While working in the Carbon County Attorney’s office and the AG’s office, DeLancey also took on some assignments for the U.S. Attorney’s office as special assistant to the U.S. Attorney.

“It was a really neat opportunity for me,” she said. “The U.S. Attorney’s office is the cream of the crop. That was one of the highlights of my career thus far.”

Her broad experience as a prosecutor gave DeLancey a genuine affinity for working for law enforcement, so she set her sights on the County Attorney’s office.

“I like helping people, sometimes people who don’t have much of a voice, and being able to be that voice in the pursuit of justice,” she said.

There’s a simple reason she’s Carbon County’s first female county attorney.

“There aren’t very many women attorneys in Carbon County,” she said. “I think I might be the first woman who ever ran for the position.”

In addition to her new position as County Attorney, DeLancey owns and operates several businesses with her husband Dave: the Rawlins Equestrian Center, the Carbon County Feed and Tack Store and DeLancey Trucking. They established the feed and tack store and equestrian center a couple of years ago and the trucking company less than a year ago. DeLancey said the couple manages their businesses as a team. She often tackles business matters at the end of the day, after getting home from work at 6:00 p.m., making dinner, and playing with and putting her kids --- 4-year-old Reagen and 15-month-old Beau -- to bed. She seldom gets to sleep until 11:30 p.m. or later, and her alarm is set for 5:30 a.m.

In her spare time (what little she has), DeLancey enjoys spending time with the horses, although she admits they are her husband’s specialty, not hers.

“I’m just a horse person by default,” she said.

Her schedule consists of “a lot of long hours and little sleep,” but DeLancey said she manages it with a great deal of organization and preparation.

“That’s part of the key to being a successful lawyer, too,” she said. “It’s crucial to be organized and prepared.
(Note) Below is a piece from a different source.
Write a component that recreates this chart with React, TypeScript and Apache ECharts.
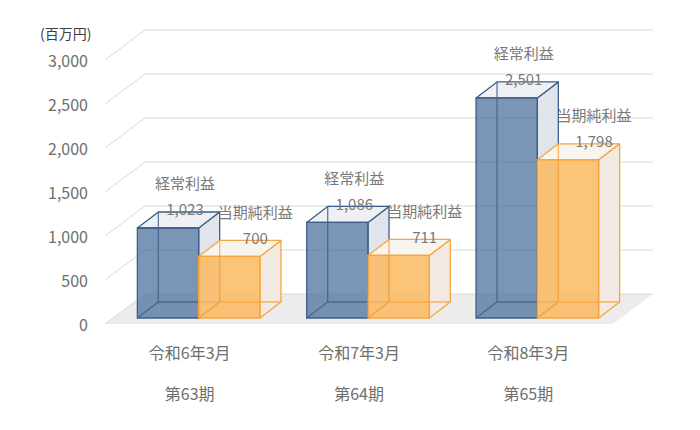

You can never be over prepared.”

DeLancey doesn’t know where she gets her energy, but she acquired her drive to succeed from her father, a New York businessman.

“He’s probably the one who instilled a good work ethic in me,” she said. “He showed me that hard work can pay off.”

“What inspires me now is to work hard for the people, the victims, the system and the process,” she continued. “This is what the public deserves: someone who is committed to do the job as effectively and efficiently as my ability allows. I think I have some good ideas for positive change that will benefit the citizens of the county.”

Among her ideas for improvement are establishing office hours around the county in addition to Rawlins and a toll-free number so citizens don’t have to make a long-distance call to the county attorney’s office. She also plans to reorganize the division of cases and other areas of the office to help it run more efficiently.

“I’m not afraid of a challenge, and I see this as a challenge. I welcome that,” DeLancey said. “I’m excited. I think it’s going to be wonderful.”

Carbon County’s deputy county attorney, also a woman, is Dawnessa Snyder, a law school classmate of DeLancey’s. She served with the previous administration and has stayed on as deputy.

“We’re an office full of women right now,” DeLancey said.

Although she’s excited about her new position as county attorney, DeLancey has aspirations for the bench, particularly in a juvenile court.

“I’ve handled a lot of juvenile cases. It’s very important work,” she said. “To have the ability to practice in front of the judges in Carbon County is wonderful. We have two judges who preside here who are exceptional, caring, smart people --- Circuit Court Judge Jane Eakin and Second Judicial District Court Judge Wade E. Waldrip. If I could be a judge like them one day, that would be my definition of success in my career.”

Mary Angell is a freelance writer from Cheyenne, Wyoming, and a frequent contributor to the Wyoming Lawyer.